楊貴妃の像が建つ「楊貴妃の里」

“世界三大美女”のひとり・楊貴妃は、8世紀に生きた中国唐代の皇妃。当時の玄宗皇帝が寵愛(ちょうあい)しすぎたために安史の乱を引き起こした「傾国の美女」として知られている。

楊貴妃は結果的に、反乱の原因となった楊貴妃に恨みを抱いていた武将たちの画策により、自殺を強要されて死んだとされている。ところが山口県長門(ながと)市には、その楊貴妃が戦乱を逃れて息絶え絶えに日本に流れ着いたという伝説が残されているのだ。また、長門市にある「二尊院(にそういん)」には楊貴妃の墓まである。

楊貴妃は亡きがらが見つからなかった

日本へ逃亡したというスケールのでかい話がまことしやかに囁(ささや)かれているのは、反乱の後、楊貴妃の亡きがらが見つからなかったから。そのため「死んだと思わせているだけで、実は替え玉だった」などという説が、今でも根強く残っているらしい。ちなみに二尊院のご本尊は、玄宗皇帝が楊貴妃の死を悼んで贈ったものと伝わっている。

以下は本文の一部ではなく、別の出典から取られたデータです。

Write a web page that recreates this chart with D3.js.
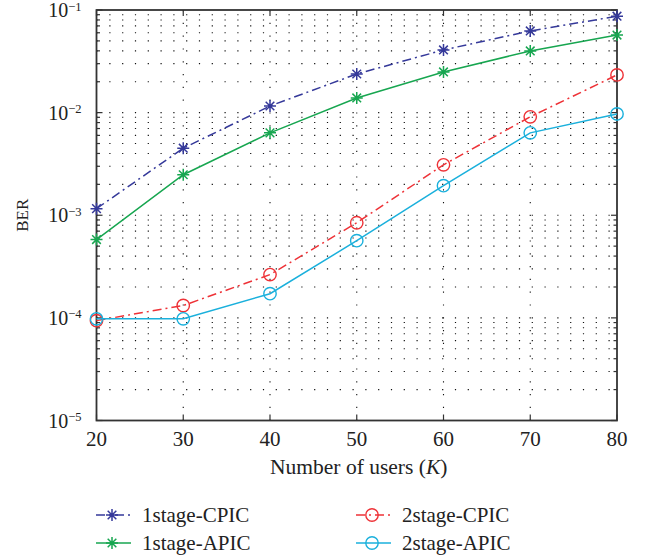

このように紹介すると、世界中にあまたあるいわゆる“眉唾”な話にしか思えないかもしれないが、長門市観光コンベンション協会に尋ねたところ、「前に長門市に研修に来た中国の学生が『中国では楊貴妃は日本で死んだことになっています』と言っていました」とコメント。

また、長門市の人々もそれを疑うことなく、楊貴妃が長門まで流れ付き、この地でしばらく暮らしたのちに息を引き取ったと信じているという。いずれにしても、楊貴妃が漂着したという伝説から、二尊院周辺は、大理石製の楊貴妃像や中国風のあずまやが立つ「楊貴妃の里」として整備されている。

「楊貴妃の墓」と伝えられている五輪塔

土産物屋ではお米も販売

「楊貴妃の里」には中国風の屋根付き休憩所も設けられている

二尊院の本堂前には美しい楊貴妃像も立っている。「この像と同じものは世界に2体しかなく、二尊院以外には中国の陝西(せんせい)省馬嵬坡(ばかいは)に建てられています」(長門市観光コンベンション協会)。里には像以外にも中国風の屋根付き休憩所とトイレ、そして土産屋がある。

こちらでは、「楊貴妃の米」というブランド米が販売されているので、楊貴妃のような美貌をお望みの方は購入してみるのもいいかもしれない。ちなみに、二尊院は楊貴妃に縁があるということで、安産・子宝・縁結びのご利益があり、お参りすると美人になるということで信仰を集めている。

楊貴妃が好きだった「肥城桃(ひじょうもも)」も栽培

楊貴妃の里内では、その他にも、楊貴妃が好んで食べたと伝わる中国山東省原産の「肥城桃(ひじょうもも)」を30本栽培している。その他、「本州最西北端に位置していますから、西の海に沈む素晴らしい夕日も楽しめます」と長門市観光コンベンション協会の方が説明される通り、景勝地でもある。

初夏になると園内にある池にあじさいの花が美しく咲く

一般に南向きに置かれる五輪塔がここでは中国がある西を向いている!

なお、二尊院がある地域は「油谷向津具上(ゆやむかつくかみ)」といい、地元の人は“むかつく”と呼ぶ。そして、寺が立つ地は「久津(くず)」という地名。「冗談みたいですが、楊貴妃の墓は“むかつくくず”の地にあるわけです(笑)」(長門市観光コンベンション協会)。